The Scene: Hidden In Plain Sight

The 1980s: generic pop artists and bands that all sounded exactly the same ruled the radio, while punk and true metal artists were unheard of in the mainstream media. These underground genres had significant followings, but were never featured on MTV, never heard on Top 40 radio stations, and never made much of a cultural impact at all. Meanwhile, flashy outfits and diva queens were the staple of American culture. Sound familiar? That’s because this is happening RIGHT NOW. The old, tired expression that “history repeats itself” doesn’t seem so tired after all; it’s not nearly as tired as I am of this superficial media and their complete ignorance toward the punk and metal scene of today.

When you turn on the radio, what do you hear? Katy Perry, Usher, Justin Bieber, Rihanna, and a plethora of artists and boy bands that all sound the same as them with the same beats, same simple lyrics, and same image. There’s no shortage of thoughtless, simple-minded, Auto-Tuned songs that are good for dancing at parties and clubs, but otherwise have no creative ambition, no thought-provoking lyrics, and no mention of the sheer narrow-mindedness of America’s taste in music. When a band like Mumford & Sons or The Lumineers come around, everybody jumps on the bandwagon and thinks of themselves as “indie” or “hipsters” for liking them, and pretty soon the originality of genres like this evaporates.

So if the media is willing to extend its hand as far as to welcome Mumford & Sons, then where is the recognition for punk, metal, and hardcore? If you see a punk club on a TV show with all the stereotypical scary-looking metal-heads, do you ever even once actually hear a modern punk or metal band? Have you ever heard a scream or a breakdown on a mainstream TV channel? Have you ever heard some of the most popular songs among the scene on the radio? You might get an occasional mention of a band like A Day to Remember or Black Veil Brides on a modern rock station, but only their lightest, most radio-friendly songs are played. Other than that, the media pretends that these genres and the people that like them don’t even exist.
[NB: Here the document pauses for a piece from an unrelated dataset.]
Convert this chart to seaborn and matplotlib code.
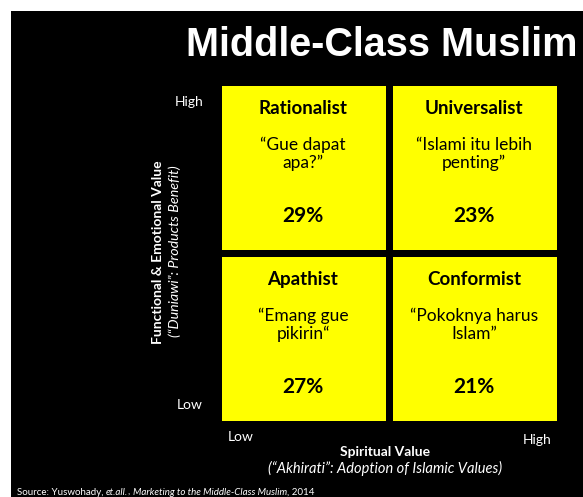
import numpy as np
import pandas as pd
import matplotlib
matplotlib.use('Agg')
import matplotlib.pyplot as plt
from matplotlib.colors import ListedColormap
from matplotlib.patches import Rectangle
import seaborn as sns

# Segment grid (rows: functional value High/Low, cols: spiritual value Low/High)
segments = [['Rationalist', 'Universalist'],
            ['Apathist', 'Conformist']]
quotes = [['\u201cGue dapat\napa?\u201d', '\u201cIslami itu lebih\npenting\u201d'],
          ['\u201cEmang gue\npikirin\u201c', '\u201cPokoknya harus\nIslam\u201d']]
shares = [[29, 23],
          [27, 21]]
row_labels = ['High', 'Low']
col_labels = ['Low', 'High']

sns.set_style('white')
plt.rcParams['font.family'] = ['Lato', 'DejaVu Sans']

fig = plt.figure(figsize=(5.83, 4.97), dpi=100)
fig.patch.set_facecolor('white')
# black slide background
fig.patches.append(Rectangle((11 / 583, 0), 1, (497 - 11) / 497, transform=fig.transFigure,
                             facecolor='black', edgecolor='none', zorder=-5))

W, H = 583, 497
x0, x1, y0, y1 = 217.5, 559.5, 82.5, 423.5
ax = fig.add_axes([x0 / W, 1 - y1 / H, (x1 - x0) / W, (y1 - y0) / H])

df = pd.DataFrame(shares, index=row_labels, columns=col_labels)
sns.heatmap(df, ax=ax, cmap=ListedColormap(['#ffff00']), cbar=False,
            linewidths=5.0, linecolor='black', xticklabels=False, yticklabels=False)
ax.set_xlabel('')
ax.set_ylabel('')

for r in range(2):
    for c in range(2):
        ax.text(c + 0.5, r + 0.155, segments[r][c], ha='center', va='center',
                fontsize=13.5, fontweight='bold', color='black')
        ax.text(c + 0.5, r + 0.42, quotes[r][c], ha='center', va='center',
                fontsize=12.5, color='black', linespacing=1.15)
        ax.text(c + 0.5, r + 0.785, f'{shares[r][c]}%', ha='center', va='center',
                fontsize=15, fontweight='bold', color='black')

# title
fig.text(578 / W, 1 - 45 / H, 'Middle-Class Muslim', ha='right', va='center',
         fontsize=28.5, fontweight='bold', color='white', family='Liberation Sans')

# axis end labels
fig.text(203 / W, 1 - 102 / H, row_labels[0], ha='right', va='center', fontsize=10, color='white')
fig.text(203 / W, 1 - 405 / H, row_labels[1], ha='right', va='center', fontsize=10, color='white')
fig.text(241 / W, 1 - 437 / H, col_labels[0], ha='center', va='center', fontsize=10, color='white')
fig.text(537 / W, 1 - 440 / H, col_labels[1], ha='center', va='center', fontsize=10, color='white')

# axis titles
fig.text(385 / W, 1 - 452 / H, 'Spiritual Value', ha='center', va='center',
         fontsize=10, fontweight='bold', color='white')
fig.text(385 / W, 1 - 468 / H, '(\u201cAkhirati\u201d: Adoption of Islamic Values)', ha='center',
         va='center', fontsize=10.5, style='italic', color='white')
fig.text(158 / W, 1 - 252 / H, 'Functional & Emotional Value', ha='center', va='center',
         rotation=90, fontsize=10, fontweight='bold', color='white')
fig.text(175 / W, 1 - 251 / H, '(\u201cDuniawi\u201d: Products Benefit)', ha='center', va='center',
         rotation=90, fontsize=10.3, style='italic', color='white')

# source line with mixed styles, each piece placed right after the previous one
last = fig.text(17 / W, 1 - 497 / H, 'Source: Yuswohady, ', ha='left', va='bottom',
                fontsize=7, color='white')
for piece, st in [('et.all.', 'italic'), (', ', 'normal'),
                  ('Marketing to the Middle-Class Muslim', 'italic'), (', 2014', 'normal')]:
    last = ax.annotate(piece, xy=(1, 0), xycoords=last, xytext=(0, 0), textcoords='offset points',
                       ha='left', va='bottom', fontsize=7, color='white', style=st,
                       annotation_clip=False)

plt.savefig('out.png', dpi=100, facecolor=fig.get_facecolor())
The whole point of this scene was to create a network of fans for a wide variety of music that doesn’t conform to the superficial rules of the mainstream media. Some would say that this has failed because of the disputes between people over the bands they like and the creation of “scene stereotypes”, but that’s another debate entirely. The fact is, this scene has become big enough that conformity has become an issue. We have successfully created a counterculture, complete with its own record labels, huge festivals (Warped Tour, etc.), fashion styles, and more. Though as separate as it is from the mainstream, it’s still familiar with the culture of the other side. Fans of Cannibal Corpse know who Justin Bieber is, and probably don’t like him, although nothing says that they CAN’T. A popular series of albums called the Punk Goes Pop series exists because these bands are able to cover popular songs in the mainstream world and, quite often, make them better. So with all the ground we’ve gained as a counterculture and our familiarity with the mainstream media, how have the general public NEVER HEARD OF US?

Whenever a mainstream person accidentally stumbles across a song from our world, they call it “screamo” and write it off as just noise, never giving it a chance or trying to understand its musical complexity or lyrical depth. I’m using a lot of generalities, I realize, but try to tell me that that isn’t true. Bands like Pierce The Veil have over one million “likes” on Facebook, Sleeping With Sirens’ new album, Feel, debuted at Number 3 on the Billboard Top 200 chart, and Falling In Reverse’s new album, Fashionably Late, debuted in the top ten on the iTunes album chart. But will they ever be on the cover of a mainstream music magazine, or asked to be the musical guest on  Late Night with Jimmy Fallon or Saturday Night Live? No. There are too many indie bands to grab up and turn into media whores before they see that there is a musical force to be reckoned with hidden in plain sight.

As I said before, history repeats itself. In order to get out of the trap that was the ’80s, the 1990s needed a band that could bridge the gap between the worlds of pop and punk. That band was Nirvana, the song was “Smells Like Teen Spirit”, and no punk band that came after them could honestly say they weren’t in some way influenced by them. That’s what we need today, a modern Nirvana. We need a band that is intelligent, musically adept, and has enough pop sensibility to attract more than just one side of the cultural spectrum. You would think that being in the Golden Age of Information would have some influence on how people of all backgrounds can be exposed to different styles of music, but people continue to be so arrogant as to ignore what’s right in front of them.  We need a new Nirvana to show these people what they’re missing out on as an introduction the hundreds of bands they continue to ignore. They don’t have to like it, they just need to realize that we are a strong culture of fans, and we will no longer be silenced. We are determined to make an impact with our music and the bands we love will be successful because our voices will be heard. We don’t need to be a part of the mainstream world, but one day those people will wish we were.